Collected data entries:
_ _ _
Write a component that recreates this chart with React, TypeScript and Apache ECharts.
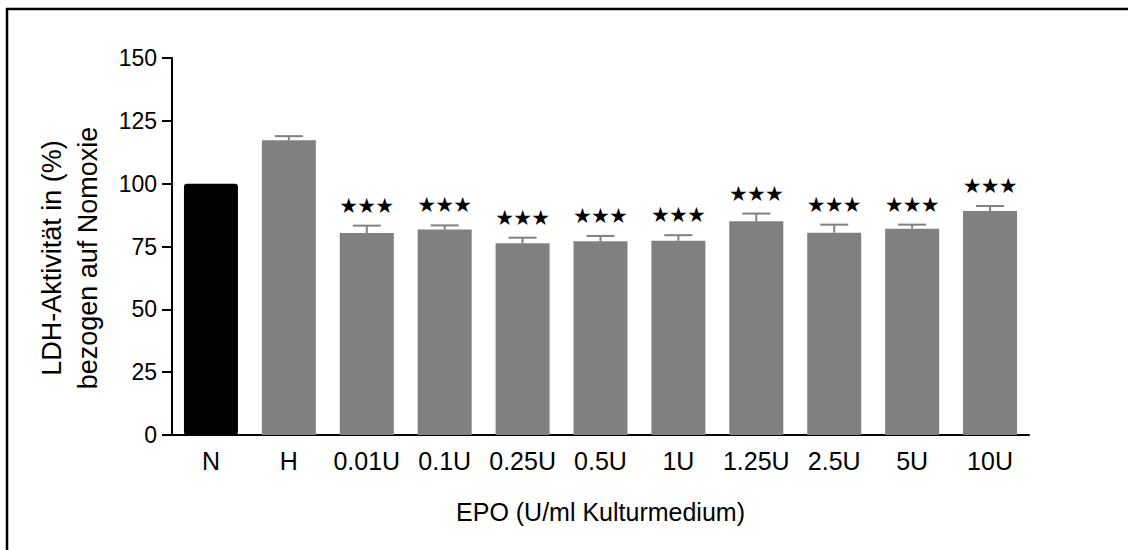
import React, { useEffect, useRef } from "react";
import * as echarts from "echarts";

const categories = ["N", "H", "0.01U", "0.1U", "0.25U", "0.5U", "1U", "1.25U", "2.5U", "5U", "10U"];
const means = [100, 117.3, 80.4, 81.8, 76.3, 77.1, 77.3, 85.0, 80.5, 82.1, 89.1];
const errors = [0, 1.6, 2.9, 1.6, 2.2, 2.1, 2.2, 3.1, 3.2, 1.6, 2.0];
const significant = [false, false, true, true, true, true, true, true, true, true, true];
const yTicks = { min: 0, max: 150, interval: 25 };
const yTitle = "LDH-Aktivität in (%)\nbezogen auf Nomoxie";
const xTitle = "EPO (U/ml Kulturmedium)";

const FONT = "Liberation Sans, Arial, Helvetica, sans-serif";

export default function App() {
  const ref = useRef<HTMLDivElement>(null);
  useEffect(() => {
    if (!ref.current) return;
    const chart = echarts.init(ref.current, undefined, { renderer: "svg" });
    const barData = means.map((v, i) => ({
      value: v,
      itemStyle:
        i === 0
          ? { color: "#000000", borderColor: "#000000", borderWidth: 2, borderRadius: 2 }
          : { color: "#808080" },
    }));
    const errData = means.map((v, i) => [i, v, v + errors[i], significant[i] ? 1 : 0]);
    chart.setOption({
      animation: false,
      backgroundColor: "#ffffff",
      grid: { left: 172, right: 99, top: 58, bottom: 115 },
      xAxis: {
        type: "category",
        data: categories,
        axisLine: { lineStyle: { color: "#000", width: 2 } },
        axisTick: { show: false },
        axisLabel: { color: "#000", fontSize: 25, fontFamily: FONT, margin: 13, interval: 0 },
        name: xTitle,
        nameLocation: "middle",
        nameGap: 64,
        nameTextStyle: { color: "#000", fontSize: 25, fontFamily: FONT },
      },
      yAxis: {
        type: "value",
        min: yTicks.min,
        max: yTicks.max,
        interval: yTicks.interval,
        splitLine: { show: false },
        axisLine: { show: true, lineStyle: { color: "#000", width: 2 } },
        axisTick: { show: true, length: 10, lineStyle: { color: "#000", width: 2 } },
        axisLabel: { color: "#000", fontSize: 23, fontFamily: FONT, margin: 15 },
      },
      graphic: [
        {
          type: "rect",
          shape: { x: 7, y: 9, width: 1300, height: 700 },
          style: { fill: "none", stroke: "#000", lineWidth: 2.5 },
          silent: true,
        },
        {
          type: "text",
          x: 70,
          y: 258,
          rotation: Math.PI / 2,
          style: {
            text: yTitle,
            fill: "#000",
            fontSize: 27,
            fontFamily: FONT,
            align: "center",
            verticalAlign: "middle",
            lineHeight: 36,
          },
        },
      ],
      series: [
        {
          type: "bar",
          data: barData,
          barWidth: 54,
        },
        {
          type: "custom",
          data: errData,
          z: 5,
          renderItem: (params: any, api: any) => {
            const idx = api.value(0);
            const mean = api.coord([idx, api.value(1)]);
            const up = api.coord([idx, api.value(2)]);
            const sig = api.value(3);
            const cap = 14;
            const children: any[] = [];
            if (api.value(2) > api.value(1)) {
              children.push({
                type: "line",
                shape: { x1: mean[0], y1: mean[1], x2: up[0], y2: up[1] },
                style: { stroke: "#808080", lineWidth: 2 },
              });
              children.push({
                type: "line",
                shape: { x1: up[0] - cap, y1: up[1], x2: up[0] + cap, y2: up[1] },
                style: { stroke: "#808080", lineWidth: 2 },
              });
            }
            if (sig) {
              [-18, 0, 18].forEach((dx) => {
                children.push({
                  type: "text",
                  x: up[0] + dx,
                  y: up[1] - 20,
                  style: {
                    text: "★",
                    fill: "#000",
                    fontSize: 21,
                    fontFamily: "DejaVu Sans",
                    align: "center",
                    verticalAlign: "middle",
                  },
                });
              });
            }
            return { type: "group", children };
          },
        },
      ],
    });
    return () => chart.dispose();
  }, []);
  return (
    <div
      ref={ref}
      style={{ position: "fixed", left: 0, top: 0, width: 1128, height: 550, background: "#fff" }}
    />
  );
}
_ _ _
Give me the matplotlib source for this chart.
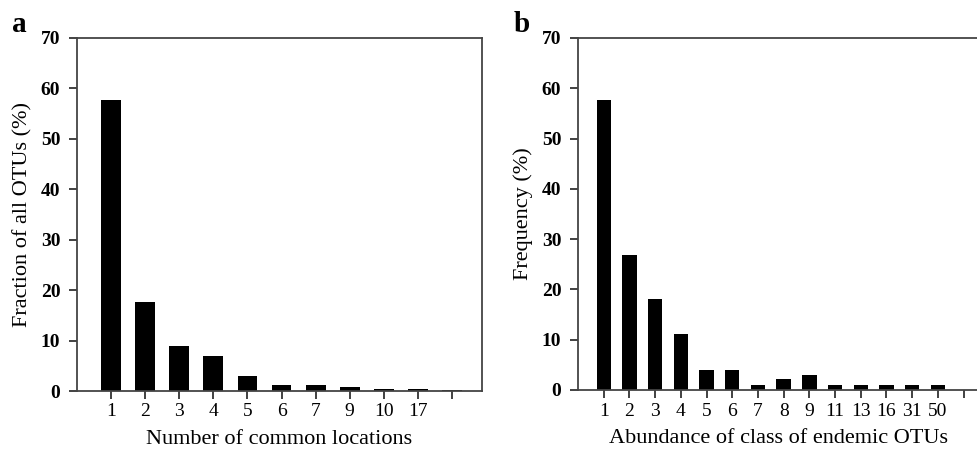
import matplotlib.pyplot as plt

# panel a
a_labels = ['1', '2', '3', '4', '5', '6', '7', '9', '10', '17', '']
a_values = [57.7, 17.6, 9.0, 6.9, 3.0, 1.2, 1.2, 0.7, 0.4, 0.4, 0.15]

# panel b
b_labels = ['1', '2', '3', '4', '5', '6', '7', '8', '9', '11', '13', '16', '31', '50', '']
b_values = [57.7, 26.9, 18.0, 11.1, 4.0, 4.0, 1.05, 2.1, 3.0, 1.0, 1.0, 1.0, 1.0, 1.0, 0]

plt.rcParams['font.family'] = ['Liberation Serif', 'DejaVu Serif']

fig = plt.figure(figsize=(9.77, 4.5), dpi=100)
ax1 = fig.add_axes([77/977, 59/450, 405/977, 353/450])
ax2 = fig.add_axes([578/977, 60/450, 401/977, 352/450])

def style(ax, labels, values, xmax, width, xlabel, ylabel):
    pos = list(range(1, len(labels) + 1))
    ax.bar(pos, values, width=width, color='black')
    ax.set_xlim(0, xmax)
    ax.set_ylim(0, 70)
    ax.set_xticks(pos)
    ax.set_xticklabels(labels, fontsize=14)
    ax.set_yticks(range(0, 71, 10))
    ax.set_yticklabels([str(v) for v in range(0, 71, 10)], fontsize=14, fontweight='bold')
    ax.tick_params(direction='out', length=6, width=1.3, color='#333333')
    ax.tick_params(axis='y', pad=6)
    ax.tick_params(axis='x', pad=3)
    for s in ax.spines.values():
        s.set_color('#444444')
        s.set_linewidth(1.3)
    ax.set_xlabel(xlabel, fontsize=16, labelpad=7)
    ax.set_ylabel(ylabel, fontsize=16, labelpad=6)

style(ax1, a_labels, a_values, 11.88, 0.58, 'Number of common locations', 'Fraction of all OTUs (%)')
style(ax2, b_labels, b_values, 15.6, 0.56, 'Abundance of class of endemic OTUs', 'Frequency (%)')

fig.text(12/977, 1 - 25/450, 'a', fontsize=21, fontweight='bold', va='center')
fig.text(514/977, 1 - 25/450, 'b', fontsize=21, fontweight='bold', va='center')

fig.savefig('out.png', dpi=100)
_ _ _
§ **Problem to work on**: Retype, word for word, only the lines from the one containing "Give me the matplotlib source for this chart." through the one containing "0.4, 0.4, 0.15]", both included, and leave out any pictures.

§ **Task solution**:
Give me the matplotlib source for this chart.
import matplotlib.pyplot as plt

# panel a
a_labels = ['1', '2', '3', '4', '5', '6', '7', '9', '10', '17', '']
a_values = [57.7, 17.6, 9.0, 6.9, 3.0, 1.2, 1.2, 0.7, 0.4, 0.4, 0.15]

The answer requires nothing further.